Global emissions of methane are 110 percent higher than previously thought, according to a new article published in the journal Nature. The study focuses on the methane produced by oil and gas.

The study also concluded that the methane leaked in process regarding coal, gas and natural oil is twenty to sixty percent higher than what was usually estimated. Nonetheless, while the oil and gas industry in one of the main culprits of methane emissions, researchers argue they are not to be entirely blamed.

For total livestock emissions, beef cattle account for the highest methane emissions. Image Credit: EGU

“Methane emissions from fossil fuel development have been dramatically underestimated. But they’re not responsible for the increase in total methane emissions observed since 2007,” stated Stefan Schwietzke, lead author of the research and a scientist at the US National Oceanic and Atmospheric Administration.

The team of researchers used a methodology that shuns “debatable assumptions” that were common in previous studies. In an attempt of being more precise, they also compiled and analyzed a database that is one hundred percent larger than the ones commonly used.

The study’s conclusions

The scientists found out that the methane concentration worldwide had doubled since the 18th Century. Even more, since 1999 the atmospheric methane levels had peaked and then remained constant. In 2007 the levels began to increase. More research needs to be done to clarify the causes of the increase in methane concentrations in the atmosphere, but so far the scientists have deleted the oil and gas industry as the main culprit.
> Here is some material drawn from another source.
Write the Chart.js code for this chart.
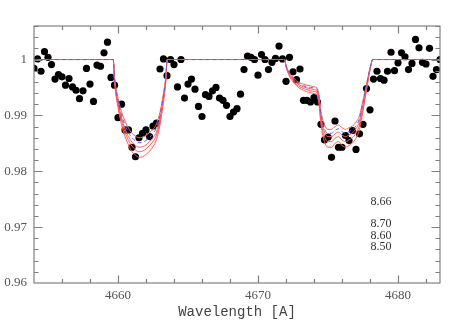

This conclusion was reached by analyzing these industry emissions. The investigation confirmed that these polluters had maintained constant levels of methane contamination since 2007, despite an increase in natural gas production.

The greenhouse gasses

Methane is the most dangerous of all greenhouse gasses and is the second largest cause of global warming, only surpassed by carbon dioxide. These gasses absorbs the heat and emits radiation within the “thermal infrared range” of the atmosphere, keeping the heat trapped.

The main greenhouse gasses in Earth’s atmosphere are carbon dioxide, methane, water vapor, ozone and nitrous oxide. Without them, the planet’s temperature would be −18 degree Celsius, instead of the media of fifteen degree Celsius, needed for life.

However, the rise of these gasses concentration, which started in the Industrial Revolution, are producing the greenhouse effect, which has as a consequence global warming, which will have disastrous effects on biodiversity, ecosystems, and livelihoods all over the world.

Scientists believe that soon the Earth could warm over two degree Celsius, something the United Nations have cataloged as “dangerous.” So far, governments and world leaders are in the midst of negotiations regarding the Paris Agreement, an international accord that is aimed to reduce greenhouse gasses.

It is expected that the European Union will deliver the ratification documents on Friday, making the pact enter into force after India, the fifth global polluter also joined last Sunday. The United States and China had already ratified the accord on last September.